## Your goal
Leave out the pictures, then output the lines of the records below from the first through the one containing "var regionY = [2.21, 2.61, 3.215, 2.03];".

── Records

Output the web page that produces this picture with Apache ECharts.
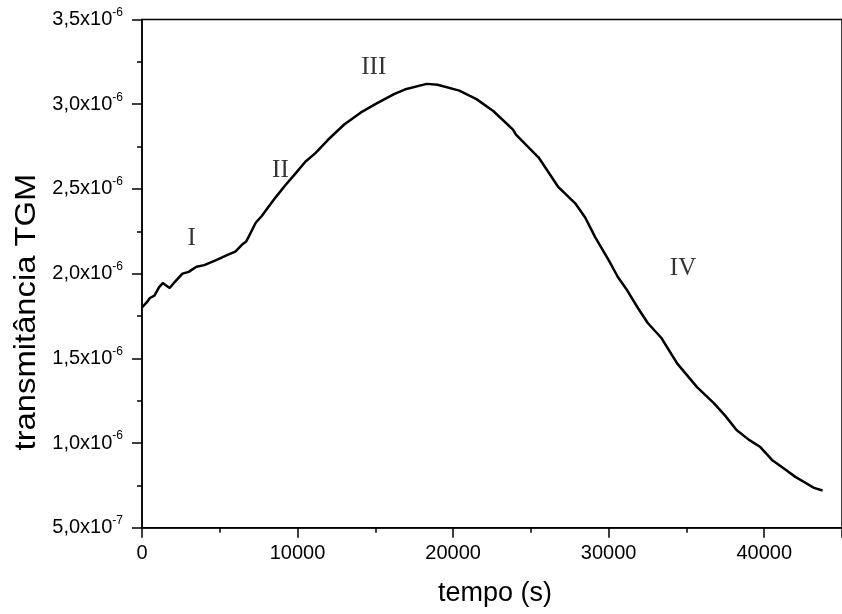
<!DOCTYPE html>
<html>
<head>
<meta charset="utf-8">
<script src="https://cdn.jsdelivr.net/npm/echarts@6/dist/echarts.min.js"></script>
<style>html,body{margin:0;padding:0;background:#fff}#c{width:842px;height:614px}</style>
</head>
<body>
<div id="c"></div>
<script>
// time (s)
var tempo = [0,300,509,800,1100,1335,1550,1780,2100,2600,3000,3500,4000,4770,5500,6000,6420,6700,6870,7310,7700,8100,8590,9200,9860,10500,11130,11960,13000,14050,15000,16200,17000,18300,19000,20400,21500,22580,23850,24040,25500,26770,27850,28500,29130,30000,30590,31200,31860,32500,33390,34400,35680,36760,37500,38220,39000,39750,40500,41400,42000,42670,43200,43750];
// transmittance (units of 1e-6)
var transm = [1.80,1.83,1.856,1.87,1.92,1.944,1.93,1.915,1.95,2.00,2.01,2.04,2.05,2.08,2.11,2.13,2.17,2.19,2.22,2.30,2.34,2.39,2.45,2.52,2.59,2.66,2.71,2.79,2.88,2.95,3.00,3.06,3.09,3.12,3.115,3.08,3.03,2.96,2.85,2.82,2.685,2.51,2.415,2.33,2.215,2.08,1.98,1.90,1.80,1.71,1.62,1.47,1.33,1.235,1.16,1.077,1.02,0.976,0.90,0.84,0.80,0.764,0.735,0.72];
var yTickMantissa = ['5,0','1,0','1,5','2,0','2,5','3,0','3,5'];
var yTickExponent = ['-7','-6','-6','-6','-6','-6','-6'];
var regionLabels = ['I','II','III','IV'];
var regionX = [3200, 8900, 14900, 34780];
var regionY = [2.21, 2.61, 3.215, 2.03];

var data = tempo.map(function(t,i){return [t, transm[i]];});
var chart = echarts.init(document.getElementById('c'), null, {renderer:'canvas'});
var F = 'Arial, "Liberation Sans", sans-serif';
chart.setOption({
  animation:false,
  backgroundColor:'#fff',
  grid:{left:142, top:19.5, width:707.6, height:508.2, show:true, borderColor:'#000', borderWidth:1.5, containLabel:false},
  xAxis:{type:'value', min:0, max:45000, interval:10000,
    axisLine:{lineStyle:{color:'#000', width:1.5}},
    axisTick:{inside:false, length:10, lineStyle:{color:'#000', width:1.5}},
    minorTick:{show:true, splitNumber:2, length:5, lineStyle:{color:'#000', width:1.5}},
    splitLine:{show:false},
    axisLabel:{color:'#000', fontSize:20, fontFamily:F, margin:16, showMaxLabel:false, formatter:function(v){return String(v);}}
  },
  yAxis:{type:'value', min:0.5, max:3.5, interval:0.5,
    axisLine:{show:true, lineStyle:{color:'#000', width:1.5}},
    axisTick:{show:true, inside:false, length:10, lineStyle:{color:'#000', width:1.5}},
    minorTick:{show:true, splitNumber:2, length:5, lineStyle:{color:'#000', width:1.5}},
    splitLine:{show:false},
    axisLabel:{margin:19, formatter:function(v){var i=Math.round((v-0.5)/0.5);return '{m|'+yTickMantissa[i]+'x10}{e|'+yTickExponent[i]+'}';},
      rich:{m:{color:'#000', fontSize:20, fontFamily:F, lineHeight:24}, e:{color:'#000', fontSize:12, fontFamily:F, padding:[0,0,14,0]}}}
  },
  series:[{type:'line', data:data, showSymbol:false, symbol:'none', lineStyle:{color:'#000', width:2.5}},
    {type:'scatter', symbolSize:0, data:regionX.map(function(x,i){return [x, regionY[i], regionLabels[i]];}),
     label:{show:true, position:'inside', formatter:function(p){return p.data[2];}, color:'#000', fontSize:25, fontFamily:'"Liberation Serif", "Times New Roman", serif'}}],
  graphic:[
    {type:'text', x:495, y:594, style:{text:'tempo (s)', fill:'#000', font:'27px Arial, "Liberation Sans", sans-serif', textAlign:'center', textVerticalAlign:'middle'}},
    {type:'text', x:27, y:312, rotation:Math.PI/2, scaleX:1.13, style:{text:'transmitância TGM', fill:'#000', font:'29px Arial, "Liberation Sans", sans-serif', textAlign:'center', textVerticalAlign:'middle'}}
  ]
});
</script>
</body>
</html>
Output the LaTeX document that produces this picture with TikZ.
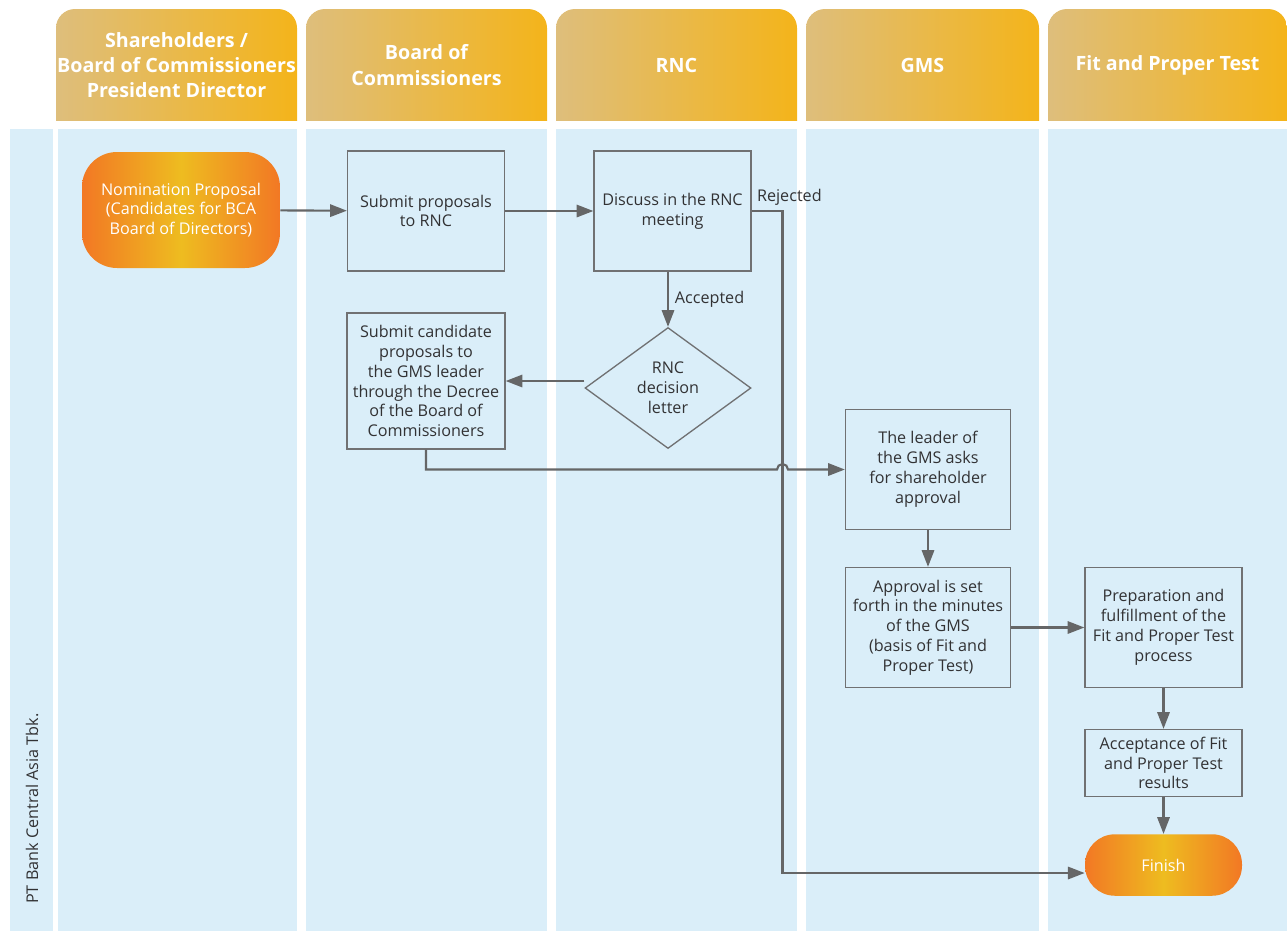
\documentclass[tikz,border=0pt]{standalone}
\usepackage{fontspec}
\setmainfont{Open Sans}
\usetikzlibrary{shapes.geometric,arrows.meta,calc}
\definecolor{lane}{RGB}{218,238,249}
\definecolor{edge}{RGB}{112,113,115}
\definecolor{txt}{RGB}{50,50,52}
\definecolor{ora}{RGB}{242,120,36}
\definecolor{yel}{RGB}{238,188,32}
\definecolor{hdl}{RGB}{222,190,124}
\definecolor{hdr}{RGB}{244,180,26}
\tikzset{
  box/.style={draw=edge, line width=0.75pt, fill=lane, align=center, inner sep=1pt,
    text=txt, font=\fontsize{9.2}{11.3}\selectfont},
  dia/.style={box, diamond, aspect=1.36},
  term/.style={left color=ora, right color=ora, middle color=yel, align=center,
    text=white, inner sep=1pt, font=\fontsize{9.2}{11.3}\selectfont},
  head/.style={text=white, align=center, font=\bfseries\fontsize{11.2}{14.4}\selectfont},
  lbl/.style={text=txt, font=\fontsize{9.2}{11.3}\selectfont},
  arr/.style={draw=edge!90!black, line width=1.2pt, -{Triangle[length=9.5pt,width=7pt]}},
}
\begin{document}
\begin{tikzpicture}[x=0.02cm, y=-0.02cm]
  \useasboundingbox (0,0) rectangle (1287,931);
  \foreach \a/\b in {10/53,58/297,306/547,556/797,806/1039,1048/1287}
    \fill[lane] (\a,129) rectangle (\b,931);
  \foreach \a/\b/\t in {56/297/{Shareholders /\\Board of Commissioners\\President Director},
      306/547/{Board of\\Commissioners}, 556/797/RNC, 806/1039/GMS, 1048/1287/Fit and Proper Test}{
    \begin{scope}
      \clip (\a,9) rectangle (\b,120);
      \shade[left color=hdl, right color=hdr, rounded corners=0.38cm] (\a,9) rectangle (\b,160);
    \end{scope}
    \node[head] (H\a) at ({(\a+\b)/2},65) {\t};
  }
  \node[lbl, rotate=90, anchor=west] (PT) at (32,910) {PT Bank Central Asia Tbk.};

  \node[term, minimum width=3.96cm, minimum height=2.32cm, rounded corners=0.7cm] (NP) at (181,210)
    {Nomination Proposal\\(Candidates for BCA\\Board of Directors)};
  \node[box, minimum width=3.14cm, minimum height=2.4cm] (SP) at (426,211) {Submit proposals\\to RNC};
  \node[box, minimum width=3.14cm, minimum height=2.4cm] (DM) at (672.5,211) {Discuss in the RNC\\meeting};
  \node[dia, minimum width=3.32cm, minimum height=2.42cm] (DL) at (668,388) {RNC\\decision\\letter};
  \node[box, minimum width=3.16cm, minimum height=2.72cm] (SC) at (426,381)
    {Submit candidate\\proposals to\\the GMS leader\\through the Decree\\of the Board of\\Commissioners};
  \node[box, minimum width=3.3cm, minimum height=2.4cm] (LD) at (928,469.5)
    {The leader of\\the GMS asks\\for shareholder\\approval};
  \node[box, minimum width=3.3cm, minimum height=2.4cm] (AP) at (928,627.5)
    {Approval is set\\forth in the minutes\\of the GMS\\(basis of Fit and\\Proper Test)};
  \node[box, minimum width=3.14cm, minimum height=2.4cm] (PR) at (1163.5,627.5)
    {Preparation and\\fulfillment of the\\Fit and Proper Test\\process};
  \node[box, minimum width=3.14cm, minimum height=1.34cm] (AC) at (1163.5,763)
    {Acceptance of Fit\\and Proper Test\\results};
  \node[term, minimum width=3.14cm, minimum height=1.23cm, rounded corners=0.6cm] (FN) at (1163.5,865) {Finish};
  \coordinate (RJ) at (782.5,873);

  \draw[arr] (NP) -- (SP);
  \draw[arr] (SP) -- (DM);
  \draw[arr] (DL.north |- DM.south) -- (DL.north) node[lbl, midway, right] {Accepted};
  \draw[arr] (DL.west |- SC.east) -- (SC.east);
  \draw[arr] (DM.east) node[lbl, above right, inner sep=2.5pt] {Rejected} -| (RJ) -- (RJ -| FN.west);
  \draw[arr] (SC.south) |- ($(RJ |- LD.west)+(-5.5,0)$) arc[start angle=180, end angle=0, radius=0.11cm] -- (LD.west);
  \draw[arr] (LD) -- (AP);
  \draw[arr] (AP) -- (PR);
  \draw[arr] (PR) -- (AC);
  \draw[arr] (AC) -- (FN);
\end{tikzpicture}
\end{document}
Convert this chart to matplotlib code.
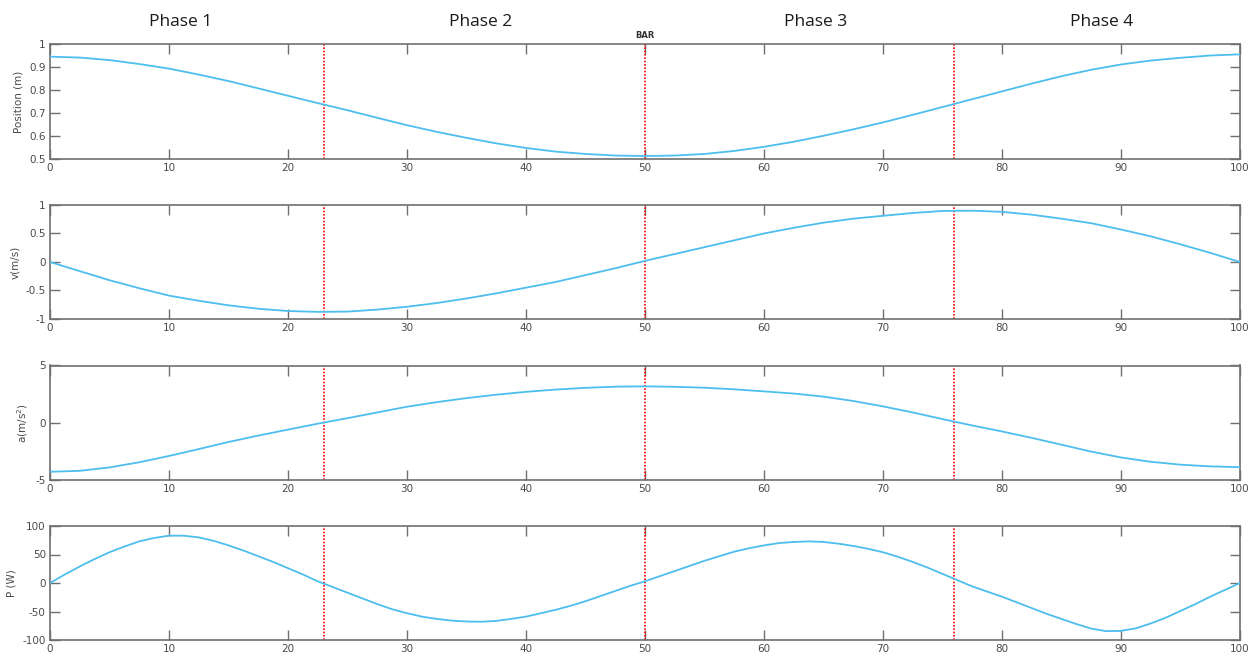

────

## Output
Output the web page that produces this picture with Apache ECharts.
<!DOCTYPE html>
<html>
<head>
<meta charset="utf-8">
<script src="https://cdn.jsdelivr.net/npm/echarts@6/dist/echarts.min.js"></script>
<style>html,body{margin:0;padding:0;background:#fff}#c{width:842px;height:614px}</style>
</head>
<body>
<div id="c"></div>
<script>
// time (s)
var tempo = [0,300,509,800,1100,1335,1550,1780,2100,2600,3000,3500,4000,4770,5500,6000,6420,6700,6870,7310,7700,8100,8590,9200,9860,10500,11130,11960,13000,14050,15000,16200,17000,18300,19000,20400,21500,22580,23850,24040,25500,26770,27850,28500,29130,30000,30590,31200,31860,32500,33390,34400,35680,36760,37500,38220,39000,39750,40500,41400,42000,42670,43200,43750];
// transmittance (units of 1e-6)
var transm = [1.80,1.83,1.856,1.87,1.92,1.944,1.93,1.915,1.95,2.00,2.01,2.04,2.05,2.08,2.11,2.13,2.17,2.19,2.22,2.30,2.34,2.39,2.45,2.52,2.59,2.66,2.71,2.79,2.88,2.95,3.00,3.06,3.09,3.12,3.115,3.08,3.03,2.96,2.85,2.82,2.685,2.51,2.415,2.33,2.215,2.08,1.98,1.90,1.80,1.71,1.62,1.47,1.33,1.235,1.16,1.077,1.02,0.976,0.90,0.84,0.80,0.764,0.735,0.72];
var yTickMantissa = ['5,0','1,0','1,5','2,0','2,5','3,0','3,5'];
var yTickExponent = ['-7','-6','-6','-6','-6','-6','-6'];
var regionLabels = ['I','II','III','IV'];
var regionX = [3200, 8900, 14900, 34780];
var regionY = [2.21, 2.61, 3.215, 2.03];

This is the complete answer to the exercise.